30 junio, 2012

El idiota que llevo dentro. Por Francisco Sosa Wagner


Por fin alguien se ha atrevido a decirlo con nitidez y ha sido un actor, que son quienes menos inhibiciones padecen: “todos llevamos un idiota dentro”.

El gesto es meritorio por lo que tiene de franqueza aunque su autor se ha quedado corto: ¿cómo uno? No, señor actor: todos llevamos dentro varios idiotas, una porción considerable de imbéciles y otra bien despachada de mentecatos. “El número de estultos es infinito” se lee ya en el libro sagrado y se lo recuerda don Quijote a Sancho. 
                                                          
Pues veamos el asunto con cierta frialdad: si esto no fuera así ¿cómo se explicarían nuestros comportamientos? ¿Alguien entendería algo de las decisiones que se adoptan en el seno de las familias numerosas, de las empresas de gas, de las redacciones de los periódicos o de los colegios concertados? Nadie y esta es la prueba concluyente de la modestia con la que la observación ha sido formulada.

Una modestia tan ostensible que lleva a la inexactitud. Porque no es que llevemos un idiota dentro sino que además llevamos a un listo y a un habilidoso con los ordenadores o a un despistado genial o a un entusiasta de la armónica de cristal. Todo eso somos: muchas cosas a la vez y todas forman la criatura inarmónica, caótica, pero adorable y fecunda que somos los humanos.                                         

Por algún sitio tengo escrito que “cuando acariciamos nos sale el cisne que llevamos dentro”. Y es que el cisne y las más diversas especies del reino animal anidan en nosotros con absoluta campechanía y se pasean por nuestro ser como las propietarias que en puridad son de nuestro destino. Y así unas veces somos ese cisne que acabo de invocar y otras somos un león rugiente, un pajarillo cantarín, un ceremonioso pingüino o una aplicada lechuza. Yo me he sentido más de una vez una ardilla y otras me he desempeñado como una marmota adulta.

Todo esto sin contar que, como nos enseñó Pascal, “no hay hombre más diferente de otro que el hombre mismo en sus diferentes edades”. ¿Qué sustancia queda de nosotros a los sesenta años de lo que hemos sido a los veinte? ¿Nos reconoceríamos si nos pudiéramos ver a través de un artilugio, de un pasadizo secreto que recorriera nuestras historias personales?

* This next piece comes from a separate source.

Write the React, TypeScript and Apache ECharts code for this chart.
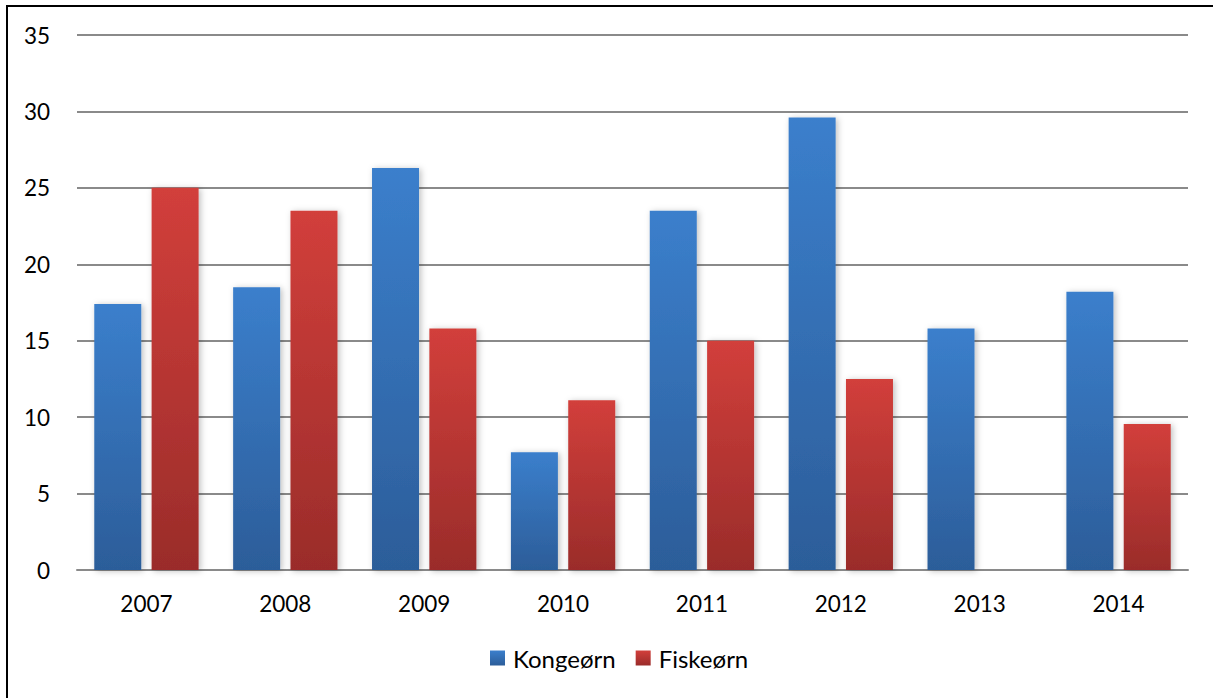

Nos ocurre como a esas palabras que se aprenden en la gramática que sólo tienen número plural (las “exequias” o las “nupcias”).

Por eso huyo resueltamente de quien me dice esa frase tan amenazadora de: “yo siempre he sido de una sola pieza”. Este sujeto es tan temible como quien te anuncia que él “llama al pan, pan y al vino, vino” porque a renglón seguido te suelta una grosería.

Ese hombre de una sola pieza es una de las filigranas más logradas del pelmazo, del ser plano que es incapaz de mirar por encima de sus narices que las lleva atiborradas de mocos, secos como tópicos. Es parecido a ese otro que te espeta que es “de derechas de toda la vida” (o de izquierdas, pues tanto vale), ignorando que esas actitudes nadie las mantiene -si no se quiere sentar plaza de hipocritón- sin fisuras ni desfallecimientos. Así de irisadas son -felizmente- nuestras entretelas.
 
Menos las de aquellos que, en lugar de constituir una sutil combinación de sentimientos, citas bíblicas, cantares sin ritmo y lecturas descosidas, están fabricados en plomo.

1 comentario:

un amigo dijo...

Eh sí. ¿Alguien se explicaría la "cumbre" de Rio+20, por ejemplo, si no fuésemos un patético rebaño de siete mil millones de idiotas?

¿Alguien se explicaría que la administración de Obama, ese preclaro Nobel de la Paz, haya luchado a brazo partido por eliminar lo que la administración de Buch senior había aceptado veinte años antes?

No, no. La única explicación es el idiota que llevamos dentro, sentado cómodamente en el puesto de mando.